More than eight decades after it was installed, a memorial to the three 19th-century sibling novelists in London’s Westminster Abbey was amended Thursday to restore the diaereses – the two dots over the e in their surname.

The dots — which indicate that the name is pronounced “brontay” rather than “bront” — were omitted when the stone tablet commemorating Charlotte, Emily and Anne was erected in the abbey’s Poets’ Corner in October 1939, just after the outbreak of World War II.

They were restored after Brontë historian Sharon Wright, editor of the Brontë Society Gazette, raised the issue with Dean of Westminster David Hoyle. The abbey asked its stonemason to tap in the dots and its conservator to paint them.

“There’s no paper record for anyone complaining about this or mentioning this, so I just wanted to put it right, really,” Wright said. “These three Yorkshire women deserve their place here, but they also deserve to have their name spelled correctly.”

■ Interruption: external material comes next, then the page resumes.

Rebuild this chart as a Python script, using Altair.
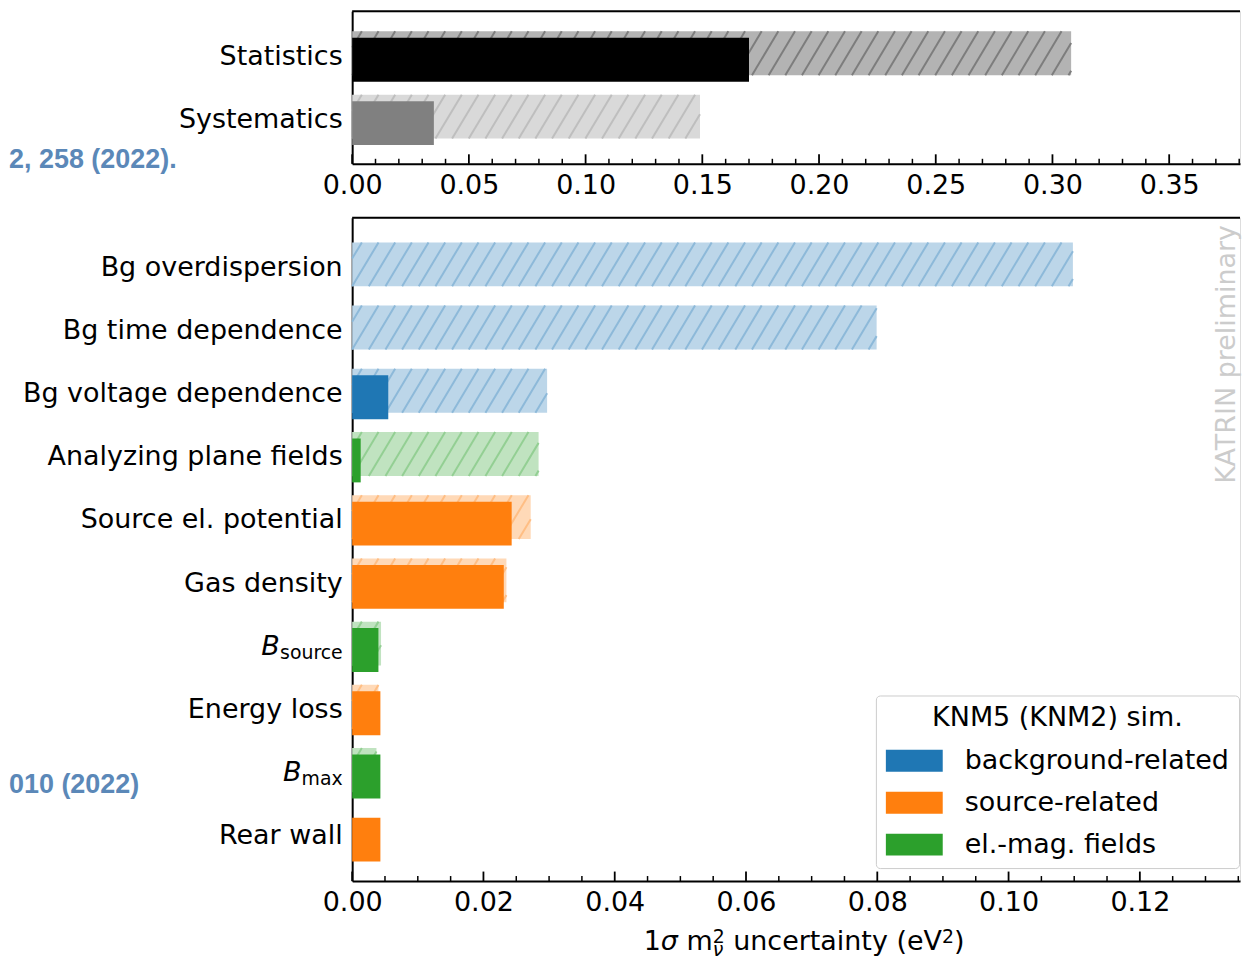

It’s believed the writers’ Irish father Patrick changed the spelling of his surname from Brunty or Prunty when he went to university in England.

Raised on the wild Yorkshire moors, all three sisters died before they were 40, leaving enduring novels including Charlotte’s “Jane Eyre,” Emily’s “Wuthering Heights” and Anne’s “The Tenant of Wildfell Hall.”

Rebecca Yorke, director of the Brontë Society, welcomed the restoration.

“As the Brontës and their work are loved and respected all over the world, it’s entirely appropriate that their name is spelled correctly on their memorial,” she said.